↓

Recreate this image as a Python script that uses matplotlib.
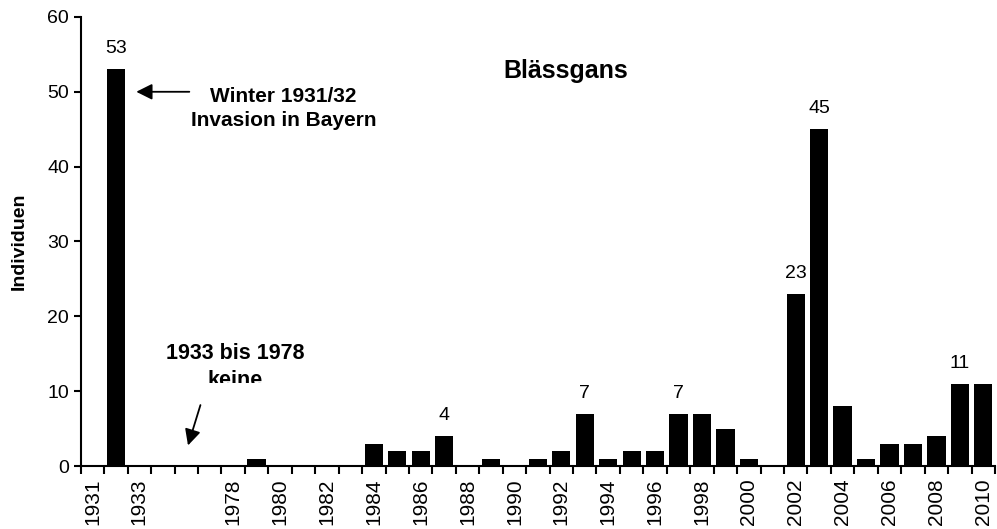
import numpy as np
import matplotlib.pyplot as plt
from matplotlib.transforms import Bbox, TransformedBbox

plt.rcParams['font.family'] = ['Liberation Sans', 'DejaVu Sans']

# Kategorien (drei leere Platzhalter fuer 1934-1977)
jahre = ["1931", "1932", "1933", "", "", ""] + [str(j) for j in range(1978, 2011)]
individuen = [0, 53, 0, 0, 0, 0,
              0, 1, 0, 0, 0, 0, 3, 2, 2, 4, 0, 1, 0, 1, 2, 7, 1, 2, 2, 7,
              7, 5, 1, 0, 23, 45, 8, 1, 3, 3, 4, 11, 11]
beschriftet = {"1932": "53", "1987": "4", "1993": "7", "1997": "7",
               "2002": "23", "2003": "45", "2009": "11"}

x = np.arange(len(jahre))

fig = plt.figure(figsize=(9.97, 5.29), dpi=100)
ax = fig.add_axes([0.081, 0.119, 0.917, 0.849])
ax.bar(x, individuen, width=0.78, color="black")

ax.set_xlim(-0.5, len(jahre) - 0.5)
ax.set_ylim(0, 60)
ax.set_yticks(range(0, 61, 10))
ax.tick_params(axis='y', labelsize=14, length=5, width=1.5, direction='out')

# Striche an den Kategoriegrenzen, Beschriftung jede zweite Kategorie
ax.set_xticks(np.arange(-0.5, len(jahre), 1.0))
ax.set_xticklabels([])
ax.tick_params(axis='x', which='major', length=6, width=1.5, direction='out')
ax.set_xticks(x[::2], minor=True)
ax.set_xticklabels(jahre[::2], minor=True, rotation=90, fontsize=15)
ax.tick_params(axis='x', which='minor', length=0, pad=9)

for s in ['top', 'right']:
    ax.spines[s].set_visible(False)
ax.spines['left'].set_linewidth(1.5)
ax.spines['bottom'].set_linewidth(1.5)

for i, j in enumerate(jahre):
    if j in beschriftet:
        ax.text(i, individuen[i] + 1.6, beschriftet[j], ha='center', va='bottom', fontsize=14)

ax.set_ylabel("Individuen", fontsize=14, fontweight='bold', labelpad=14)

ax.text(20.2, 52.8, "Blässgans", ha='center', va='center', fontsize=18, fontweight='bold')

ax.annotate("", xy=(1.75, 50), xytext=(4.25, 50),
            arrowprops=dict(arrowstyle='-|>', color='black', lw=1.3, mutation_scale=24))
ax.text(8.15, 47.8, "Winter 1931/32\nInvasion in Bayern", ha='center', va='center',
        fontsize=15, fontweight='bold', linespacing=1.35)

t = ax.text(6.1, 13.25, "1933 bis 1978\nkeine", ha='center', va='center',
            fontsize=15.5, fontweight='bold', linespacing=1.35)
# Textfeld unten abgeschnitten wie im Original
t.set_clip_on(True)
t.set_clip_box(TransformedBbox(Bbox([[0, 11.1], [20, 20]]), ax.transData))
ax.annotate("", xy=(4.04, 2.4), xytext=(4.64, 8.5),
            arrowprops=dict(arrowstyle='-|>', color='black', lw=1.3, mutation_scale=24))

fig.savefig("out.png", dpi=100)
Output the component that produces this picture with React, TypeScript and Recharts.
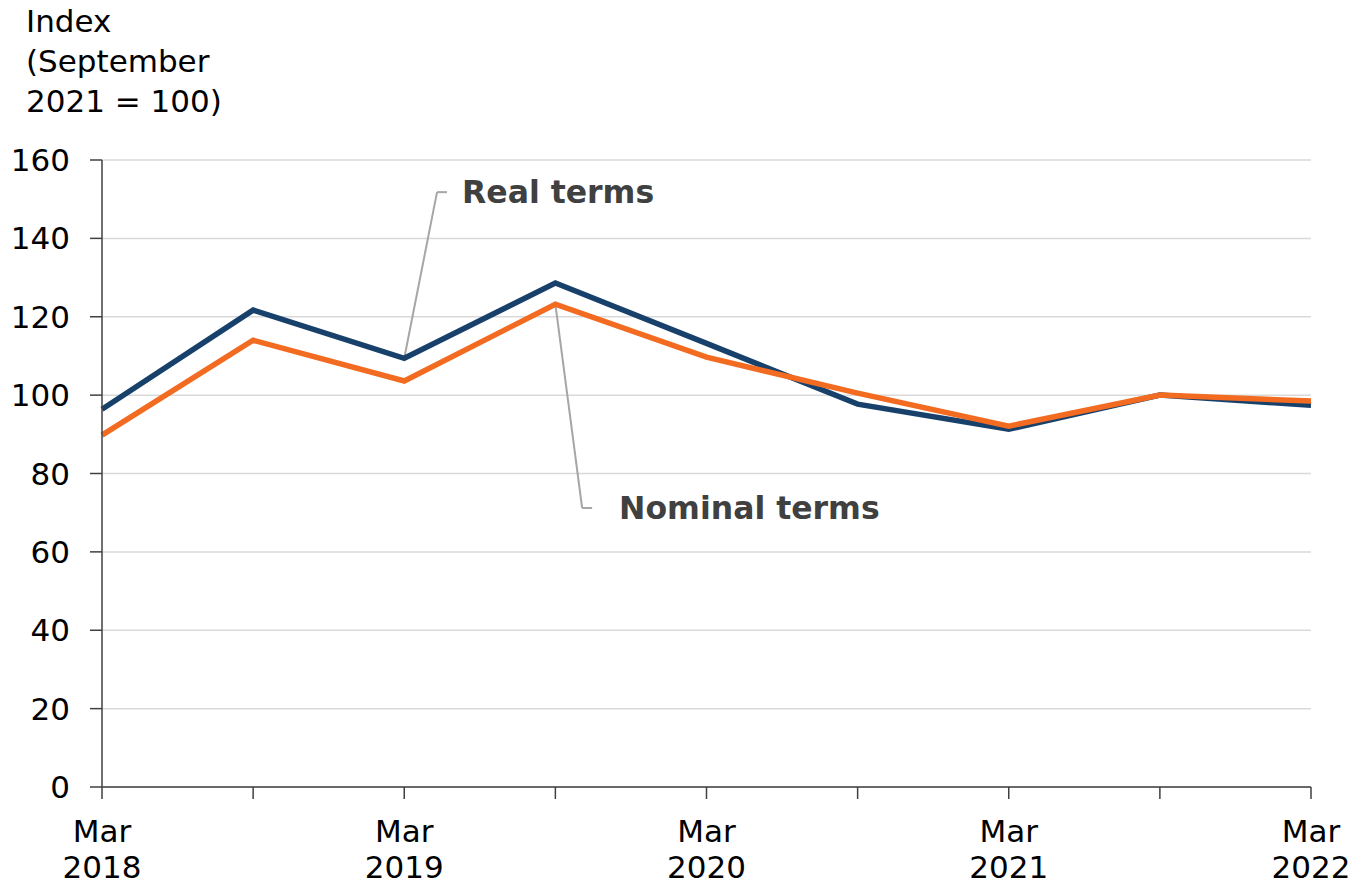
import {
  LineChart,
  Line,
  XAxis,
  YAxis,
  CartesianGrid,
  ReferenceLine,
  Label,
} from 'recharts';

// half-yearly observations, Mar 2018 .. Mar 2022
const periods = [
  'Mar 2018', 'Sep 2018', 'Mar 2019', 'Sep 2019', 'Mar 2020',
  'Sep 2020', 'Mar 2021', 'Sep 2021', 'Mar 2022',
];
const realTerms = [96.4, 121.7, 109.4, 128.6, 113.2, 97.7, 91.3, 100, 97.4];
const nominalTerms = [89.8, 114.0, 103.6, 123.2, 109.7, 100.5, 92.1, 100, 98.5];

const yTicks = [0, 20, 40, 60, 80, 100, 120, 140, 160];
const xTickLabels: (string[] | null)[] = [
  ['Mar', '2018'], null, ['Mar', '2019'], null, ['Mar', '2020'],
  null, ['Mar', '2021'], null, ['Mar', '2022'],
];
const titleLines = ['Index', '(September', '2021 = 100)'];

// leader lines for the series labels, in data coordinates (x = period index)
const realLeader = [
  { x: 2, y: 109.4 },
  { x: 2.217, y: 151.8 },
  { x: 2.283, y: 151.8 },
];
const nominalLeader = [
  { x: 3, y: 123.2 },
  { x: 3.177, y: 71.2 },
  { x: 3.243, y: 71.2 },
];

const data = periods.map((p, i) => ({
  i,
  period: p,
  real: realTerms[i],
  nominal: nominalTerms[i],
}));

const FONT = '"DejaVu Sans", Verdana, sans-serif';

function XTick(props: any) {
  const { x, payload } = props;
  const lines = xTickLabels[payload.value];
  if (!lines) return <g />;
  return (
    <text x={x} textAnchor="middle" fontSize={31} fontFamily={FONT} fill="#000">
      <tspan x={x} y={842}>{lines[0]}</tspan>
      <tspan x={x} y={878}>{lines[1]}</tspan>
    </text>
  );
}

export default function App() {
  return (
    <div style={{ position: 'absolute', left: 0, top: 0, width: 1367, height: 884, background: '#fff' }}>
      <div
        style={{
          position: 'absolute',
          left: 26,
          top: 1,
          fontFamily: FONT,
          fontSize: 31,
          lineHeight: '40px',
          color: '#000',
        }}
      >
        {titleLines.map((t) => (
          <div key={t}>{t}</div>
        ))}
      </div>
      <LineChart
        width={1367}
        height={884}
        data={data}
        margin={{ top: 160, right: 56, left: 0, bottom: 0 }}
      >
        <CartesianGrid vertical={false} stroke="#d9d9d9" strokeWidth={1.5} />
        <XAxis
          dataKey="i"
          type="number"
          domain={[0, 8]}
          ticks={periods.map((_, i) => i)}
          height={97}
          tickSize={12}
          tick={<XTick />}
          stroke="#404040"
          strokeWidth={1.5}
          interval={0}
        />
        <YAxis
          domain={[0, 160]}
          ticks={yTicks}
          width={102}
          tickSize={12}
          tickMargin={20}
          stroke="#404040"
          strokeWidth={1.5}
          tick={{ fontSize: 31, fontFamily: FONT, fill: '#000' }}
          interval={0}
        />
        <ReferenceLine
          segment={[realLeader[0], realLeader[1]]}
          stroke="#a6a6a6"
          strokeWidth={2}
        />
        <ReferenceLine segment={[realLeader[1], realLeader[2]]} stroke="#a6a6a6" strokeWidth={2}>
          <Label
            value="Real terms"
            position="right"
            offset={15}
            fontSize={31.5}
            fontWeight="bold"
            fontFamily={FONT}
            fill="#404040"
          />
        </ReferenceLine>
        <ReferenceLine
          segment={[nominalLeader[0], nominalLeader[1]]}
          stroke="#a6a6a6"
          strokeWidth={2}
        />
        <ReferenceLine segment={[nominalLeader[1], nominalLeader[2]]} stroke="#a6a6a6" strokeWidth={2}>
          <Label
            value="Nominal terms"
            position="right"
            offset={27}
            fontSize={31.5}
            fontWeight="bold"
            fontFamily={FONT}
            fill="#404040"
          />
        </ReferenceLine>
        <Line
          type="linear"
          dataKey="real"
          stroke="#17416b"
          strokeWidth={5.5}
          dot={false}
          isAnimationActive={false}
        />
        <Line
          type="linear"
          dataKey="nominal"
          stroke="#f26b21"
          strokeWidth={5.5}
          dot={false}
          isAnimationActive={false}
        />
      </LineChart>
    </div>
  );
}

↑

PROBLEM REQUIREMENTS: Copy exactly the lines running from the beginning of the listing through the line that has "plt.rcParams['font.family'] = ['Liberation". Drop the pictures.

FULL OUTPUT:
Recreate this image as a Python script that uses matplotlib.
import numpy as np
import matplotlib.pyplot as plt
from matplotlib.transforms import Bbox, TransformedBbox

plt.rcParams['font.family'] = ['Liberation Sans', 'DejaVu Sans']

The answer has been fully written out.